Digital Hollywood University
- Type: Private university
- Established: 1994
- Location: Chiyoda, Tokyo, Japan
- Campus: Akihabara Main Campus 35°41′57.1″N 139°46′19.5″E﻿ / ﻿35.699194°N 139.772083°E Second Campus 35°42′0.1″N 139°46′10.9″E﻿ / ﻿35.700028°N 139.769694°E Third Campus 35°42′0.3″N 139°46′26.4″E﻿ / ﻿35.700083°N 139.774000°E;
- Website: http://www.dhw.ac.jp/

= Digital Hollywood University =

Private university in Chiyoda, Japan

Digital Hollywood University (デジタルハリウッド大学, Dejitaru hariuddo daigaku) is a private university in Chiyoda, Tokyo, Japan. The predecessor of the school was founded in 1994, and it was chartered as a university on April 1, 2005 by Digital Hollywood Corporation, a school establishment corporation based on the Act on Special Districts for Structural Reform.

The school specializes in film, animation, and video game design, part of a growing number of such schools in Japan. It offers undergraduate programs in six basic fields of study: Anime, CG, Film, Web, Graphic Design, and IT Programming. The graduate and undergraduate programs are divided into smaller curricula specializing in areas such as business management, technical proficiency, arts and humanities, and international communication.

It is also known for being a prominent destination for studying abroad for students from all around the world. Most of the international students are from Asian countries such as China and Korea, but there is also a number of students studying at the school who hail from western nations in North America and Europe. As of 2010, international students make up 20% of student enrollment. The President of the university, Tomoyuki Sugiyama, has said he wishes to see that number raise to 50%.

Sugiyama claims that the mission of Digital Hollywood University is to embrace the growing worldwide popularity of Japanese media and entertainment, as well as the ever-increasing role of digital communication in today's society, and to give students the tools and knowledge to create a career for themselves in the digital media industry. According to Sugiyama, author of the book Cool Japan: Why the World is Buying into Japan, the nation should utilize its growing cultural popularity in the west when trying to build the future for Japan's economy.

Taro Aso, former Minister for Foreign Affairs in Japan, concurs with that sentiment.

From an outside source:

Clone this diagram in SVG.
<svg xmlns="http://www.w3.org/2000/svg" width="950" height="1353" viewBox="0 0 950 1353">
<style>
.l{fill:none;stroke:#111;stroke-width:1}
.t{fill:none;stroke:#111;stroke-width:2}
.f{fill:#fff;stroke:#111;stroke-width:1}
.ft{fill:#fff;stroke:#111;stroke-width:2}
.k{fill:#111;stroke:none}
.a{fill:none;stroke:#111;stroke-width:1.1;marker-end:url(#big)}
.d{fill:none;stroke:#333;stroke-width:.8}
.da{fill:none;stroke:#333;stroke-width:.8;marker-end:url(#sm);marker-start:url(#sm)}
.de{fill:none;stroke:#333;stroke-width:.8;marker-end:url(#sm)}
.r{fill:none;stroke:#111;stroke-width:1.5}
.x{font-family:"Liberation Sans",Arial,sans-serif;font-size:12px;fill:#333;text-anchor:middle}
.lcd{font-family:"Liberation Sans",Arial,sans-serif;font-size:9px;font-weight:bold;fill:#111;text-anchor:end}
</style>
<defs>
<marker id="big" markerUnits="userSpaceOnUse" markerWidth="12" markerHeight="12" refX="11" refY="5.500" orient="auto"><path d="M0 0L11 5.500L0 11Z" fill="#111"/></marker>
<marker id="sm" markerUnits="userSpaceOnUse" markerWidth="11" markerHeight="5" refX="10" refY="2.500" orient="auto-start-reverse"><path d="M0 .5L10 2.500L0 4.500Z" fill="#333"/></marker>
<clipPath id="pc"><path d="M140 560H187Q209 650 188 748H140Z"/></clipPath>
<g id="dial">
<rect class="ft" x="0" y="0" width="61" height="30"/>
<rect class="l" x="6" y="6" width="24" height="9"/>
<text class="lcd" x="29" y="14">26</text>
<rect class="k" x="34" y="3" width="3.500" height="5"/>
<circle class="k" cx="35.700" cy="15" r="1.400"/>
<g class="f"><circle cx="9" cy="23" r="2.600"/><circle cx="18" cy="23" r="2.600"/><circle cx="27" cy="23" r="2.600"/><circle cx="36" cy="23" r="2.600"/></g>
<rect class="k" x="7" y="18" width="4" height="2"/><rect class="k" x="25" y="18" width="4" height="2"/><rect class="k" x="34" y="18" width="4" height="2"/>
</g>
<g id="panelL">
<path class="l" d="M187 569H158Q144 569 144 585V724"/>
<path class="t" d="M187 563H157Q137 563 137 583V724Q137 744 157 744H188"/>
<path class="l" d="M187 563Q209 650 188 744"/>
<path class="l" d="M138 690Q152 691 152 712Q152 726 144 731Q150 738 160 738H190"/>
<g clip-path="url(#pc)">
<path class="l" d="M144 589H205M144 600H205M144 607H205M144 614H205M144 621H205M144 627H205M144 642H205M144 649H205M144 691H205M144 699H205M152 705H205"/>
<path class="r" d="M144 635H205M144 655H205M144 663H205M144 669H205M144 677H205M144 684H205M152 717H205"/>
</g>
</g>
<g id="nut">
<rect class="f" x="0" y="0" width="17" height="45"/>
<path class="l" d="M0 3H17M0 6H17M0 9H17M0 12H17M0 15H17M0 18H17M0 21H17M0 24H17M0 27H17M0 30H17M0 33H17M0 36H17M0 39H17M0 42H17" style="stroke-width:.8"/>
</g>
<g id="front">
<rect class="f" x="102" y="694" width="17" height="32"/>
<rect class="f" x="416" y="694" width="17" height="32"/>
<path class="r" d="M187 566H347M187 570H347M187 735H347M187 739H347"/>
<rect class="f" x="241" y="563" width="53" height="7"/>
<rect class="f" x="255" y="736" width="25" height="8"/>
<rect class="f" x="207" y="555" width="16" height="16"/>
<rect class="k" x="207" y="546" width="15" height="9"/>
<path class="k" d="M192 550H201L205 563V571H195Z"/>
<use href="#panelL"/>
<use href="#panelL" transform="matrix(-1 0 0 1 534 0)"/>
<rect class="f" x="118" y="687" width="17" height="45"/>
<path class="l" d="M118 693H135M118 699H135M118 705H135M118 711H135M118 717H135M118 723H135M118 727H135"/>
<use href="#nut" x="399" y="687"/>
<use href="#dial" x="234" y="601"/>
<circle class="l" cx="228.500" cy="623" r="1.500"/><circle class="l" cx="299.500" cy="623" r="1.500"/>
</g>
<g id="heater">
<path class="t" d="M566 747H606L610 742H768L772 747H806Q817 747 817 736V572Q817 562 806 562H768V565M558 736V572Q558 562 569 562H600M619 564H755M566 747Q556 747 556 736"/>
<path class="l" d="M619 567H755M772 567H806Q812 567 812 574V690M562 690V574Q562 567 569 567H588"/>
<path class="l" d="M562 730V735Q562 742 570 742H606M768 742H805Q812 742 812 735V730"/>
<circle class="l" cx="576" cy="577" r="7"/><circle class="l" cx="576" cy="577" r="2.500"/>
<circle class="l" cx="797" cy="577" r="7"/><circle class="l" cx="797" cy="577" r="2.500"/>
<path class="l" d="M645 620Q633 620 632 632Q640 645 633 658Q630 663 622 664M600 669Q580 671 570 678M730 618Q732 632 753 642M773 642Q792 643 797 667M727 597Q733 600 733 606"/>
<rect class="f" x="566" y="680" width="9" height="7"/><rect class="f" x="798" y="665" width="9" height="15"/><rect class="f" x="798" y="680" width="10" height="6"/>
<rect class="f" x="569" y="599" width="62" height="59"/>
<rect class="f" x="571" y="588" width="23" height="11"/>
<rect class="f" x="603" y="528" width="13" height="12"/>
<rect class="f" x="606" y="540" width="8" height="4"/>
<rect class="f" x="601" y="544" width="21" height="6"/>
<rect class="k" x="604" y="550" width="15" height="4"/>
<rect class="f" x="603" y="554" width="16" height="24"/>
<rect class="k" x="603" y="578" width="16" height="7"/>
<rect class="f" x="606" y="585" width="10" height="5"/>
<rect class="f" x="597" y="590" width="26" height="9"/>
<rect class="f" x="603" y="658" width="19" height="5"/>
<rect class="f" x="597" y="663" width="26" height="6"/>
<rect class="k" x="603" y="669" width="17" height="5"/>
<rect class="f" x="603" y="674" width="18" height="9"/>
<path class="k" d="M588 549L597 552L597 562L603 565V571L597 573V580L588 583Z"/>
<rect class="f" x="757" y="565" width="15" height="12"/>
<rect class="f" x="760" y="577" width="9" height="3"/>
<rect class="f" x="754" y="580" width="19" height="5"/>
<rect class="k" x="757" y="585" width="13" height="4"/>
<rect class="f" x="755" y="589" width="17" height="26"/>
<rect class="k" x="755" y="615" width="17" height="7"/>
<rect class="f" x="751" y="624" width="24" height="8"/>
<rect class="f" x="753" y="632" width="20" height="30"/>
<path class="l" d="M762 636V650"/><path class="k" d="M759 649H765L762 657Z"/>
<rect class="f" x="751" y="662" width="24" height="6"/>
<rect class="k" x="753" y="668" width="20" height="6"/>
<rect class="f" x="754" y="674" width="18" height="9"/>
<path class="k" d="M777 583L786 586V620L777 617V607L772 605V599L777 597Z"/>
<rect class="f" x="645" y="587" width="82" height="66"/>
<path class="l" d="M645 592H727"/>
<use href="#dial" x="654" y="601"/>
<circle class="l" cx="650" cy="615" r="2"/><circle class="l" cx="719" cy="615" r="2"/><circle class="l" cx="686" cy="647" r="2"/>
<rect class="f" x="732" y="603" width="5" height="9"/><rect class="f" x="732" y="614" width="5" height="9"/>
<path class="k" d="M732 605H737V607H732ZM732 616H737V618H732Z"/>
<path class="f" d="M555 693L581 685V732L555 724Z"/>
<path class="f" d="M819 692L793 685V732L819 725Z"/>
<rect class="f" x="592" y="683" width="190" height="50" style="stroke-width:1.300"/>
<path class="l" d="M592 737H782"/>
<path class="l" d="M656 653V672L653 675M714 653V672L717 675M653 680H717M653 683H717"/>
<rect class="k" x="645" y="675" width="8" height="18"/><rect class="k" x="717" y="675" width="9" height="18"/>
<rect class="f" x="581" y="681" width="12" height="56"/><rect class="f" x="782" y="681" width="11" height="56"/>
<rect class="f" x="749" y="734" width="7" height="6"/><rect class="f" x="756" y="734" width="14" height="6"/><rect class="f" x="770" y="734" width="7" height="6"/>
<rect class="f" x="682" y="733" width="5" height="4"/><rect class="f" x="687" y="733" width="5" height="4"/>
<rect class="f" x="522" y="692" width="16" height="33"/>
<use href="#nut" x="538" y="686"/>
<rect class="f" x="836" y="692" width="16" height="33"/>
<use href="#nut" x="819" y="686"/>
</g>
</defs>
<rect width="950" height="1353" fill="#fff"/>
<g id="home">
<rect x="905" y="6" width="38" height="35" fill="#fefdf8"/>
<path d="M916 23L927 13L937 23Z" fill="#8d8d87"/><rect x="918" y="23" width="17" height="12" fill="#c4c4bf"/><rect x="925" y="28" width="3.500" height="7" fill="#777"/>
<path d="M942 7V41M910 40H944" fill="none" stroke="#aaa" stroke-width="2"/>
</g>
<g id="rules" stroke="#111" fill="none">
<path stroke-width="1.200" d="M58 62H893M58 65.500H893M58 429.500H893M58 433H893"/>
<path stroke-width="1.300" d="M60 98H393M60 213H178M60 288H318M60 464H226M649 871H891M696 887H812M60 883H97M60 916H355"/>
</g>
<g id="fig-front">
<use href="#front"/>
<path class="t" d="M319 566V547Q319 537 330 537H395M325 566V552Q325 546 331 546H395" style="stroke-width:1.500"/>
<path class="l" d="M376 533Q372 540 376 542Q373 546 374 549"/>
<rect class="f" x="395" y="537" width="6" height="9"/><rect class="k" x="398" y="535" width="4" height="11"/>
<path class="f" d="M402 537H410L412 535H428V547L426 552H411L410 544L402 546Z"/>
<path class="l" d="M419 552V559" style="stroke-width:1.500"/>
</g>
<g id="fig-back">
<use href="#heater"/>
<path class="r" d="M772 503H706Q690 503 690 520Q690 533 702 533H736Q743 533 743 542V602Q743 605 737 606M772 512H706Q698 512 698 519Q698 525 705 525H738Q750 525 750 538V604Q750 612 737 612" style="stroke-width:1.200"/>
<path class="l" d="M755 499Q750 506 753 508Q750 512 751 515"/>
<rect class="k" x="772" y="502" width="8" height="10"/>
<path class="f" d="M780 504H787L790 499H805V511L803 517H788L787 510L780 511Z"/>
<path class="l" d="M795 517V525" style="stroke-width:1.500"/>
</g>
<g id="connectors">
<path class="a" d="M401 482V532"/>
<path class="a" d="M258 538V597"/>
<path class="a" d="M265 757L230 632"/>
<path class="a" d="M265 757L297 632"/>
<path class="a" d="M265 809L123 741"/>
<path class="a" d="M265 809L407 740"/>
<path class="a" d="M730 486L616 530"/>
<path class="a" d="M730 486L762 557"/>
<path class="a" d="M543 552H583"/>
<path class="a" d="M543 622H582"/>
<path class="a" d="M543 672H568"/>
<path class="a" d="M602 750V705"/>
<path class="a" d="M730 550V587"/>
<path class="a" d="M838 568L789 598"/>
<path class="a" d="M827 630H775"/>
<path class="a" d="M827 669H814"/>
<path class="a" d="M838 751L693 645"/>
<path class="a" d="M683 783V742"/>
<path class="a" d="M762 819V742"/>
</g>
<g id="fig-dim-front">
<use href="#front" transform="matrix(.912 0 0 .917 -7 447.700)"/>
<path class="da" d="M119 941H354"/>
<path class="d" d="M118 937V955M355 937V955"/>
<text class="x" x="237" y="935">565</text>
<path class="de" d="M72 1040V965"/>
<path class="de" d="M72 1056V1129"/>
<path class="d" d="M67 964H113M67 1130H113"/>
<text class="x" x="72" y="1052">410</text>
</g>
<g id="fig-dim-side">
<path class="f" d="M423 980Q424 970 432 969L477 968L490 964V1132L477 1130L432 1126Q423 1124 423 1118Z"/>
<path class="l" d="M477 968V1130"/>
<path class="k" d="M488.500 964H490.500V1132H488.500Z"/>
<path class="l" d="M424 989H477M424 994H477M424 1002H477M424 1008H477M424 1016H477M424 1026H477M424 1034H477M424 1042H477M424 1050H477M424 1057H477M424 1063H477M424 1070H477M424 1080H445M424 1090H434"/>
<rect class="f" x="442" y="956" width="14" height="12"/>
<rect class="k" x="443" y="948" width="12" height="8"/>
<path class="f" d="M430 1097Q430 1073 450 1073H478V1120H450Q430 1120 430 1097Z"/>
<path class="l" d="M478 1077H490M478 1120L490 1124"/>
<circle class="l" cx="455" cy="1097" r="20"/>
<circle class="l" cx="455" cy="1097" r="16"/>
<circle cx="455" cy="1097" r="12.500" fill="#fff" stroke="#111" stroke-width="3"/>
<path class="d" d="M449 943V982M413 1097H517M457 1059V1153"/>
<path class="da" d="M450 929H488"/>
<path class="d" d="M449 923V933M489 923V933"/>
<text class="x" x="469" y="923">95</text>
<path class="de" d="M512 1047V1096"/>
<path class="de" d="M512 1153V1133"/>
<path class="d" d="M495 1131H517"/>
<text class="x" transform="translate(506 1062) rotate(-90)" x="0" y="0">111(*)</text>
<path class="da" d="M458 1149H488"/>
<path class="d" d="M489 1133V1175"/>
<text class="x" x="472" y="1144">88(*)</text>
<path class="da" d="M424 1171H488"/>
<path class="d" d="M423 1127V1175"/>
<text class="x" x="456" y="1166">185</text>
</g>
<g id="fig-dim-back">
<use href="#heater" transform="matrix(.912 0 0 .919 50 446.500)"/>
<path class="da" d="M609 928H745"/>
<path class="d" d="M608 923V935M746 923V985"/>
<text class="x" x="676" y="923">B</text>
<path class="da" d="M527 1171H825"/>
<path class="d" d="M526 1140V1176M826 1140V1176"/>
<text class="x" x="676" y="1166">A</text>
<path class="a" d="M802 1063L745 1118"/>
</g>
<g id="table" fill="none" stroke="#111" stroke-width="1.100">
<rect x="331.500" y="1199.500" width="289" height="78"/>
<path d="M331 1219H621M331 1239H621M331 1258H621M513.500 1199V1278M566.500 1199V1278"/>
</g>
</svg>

In a speech given at Digital Hollywood University, he noted the significance of the fact that consumption of western media has been a huge part of defining modern popular culture in Japan, and that this trend is now seemingly beginning to reverse, with Japanese media becoming more and more popular in China, Europe, and North America, and becoming a more prominent part of pop culture for the younger generations in those areas.

“We have all grown up nourished by Shakespeare and Beethoven and other forms of culture emerging from the West. Yet we are now at the point where culture made in Japan-whether anime and manga or sumo and Japanese food culture-is equally able to nourish the people of the world, particularly the younger generations. We would be remiss not to utilize these to the fullest.”

== Access ==

Students from Escape Studios in London studying at Digital Hollywood, Tokyo

All of the campuses are located within walking distance of Akihabara Station. The Akihabara Main Campus is located on the 3rd floor of the Ochanomizu Sola City Academia which is about a minute walk from JR Ochanomizu Station and a minute walk from Tokyo Metro Chiyoda Line Shin-Ochanomizu Station. It is also about a 5-minute walk from Ochanomizu Station on the Tokyo Metro Marunouchi Line.

The Second Campus is used as a production studio located at Hachiōji, Tokyo which is about a minute walk from Tama Monorail Matsugaya Station.

The ASEAN Bangkok office is located at central of Bangkok, Thailand which is about a minute walk from BTS Sukhumvit Line Ploenchit Station.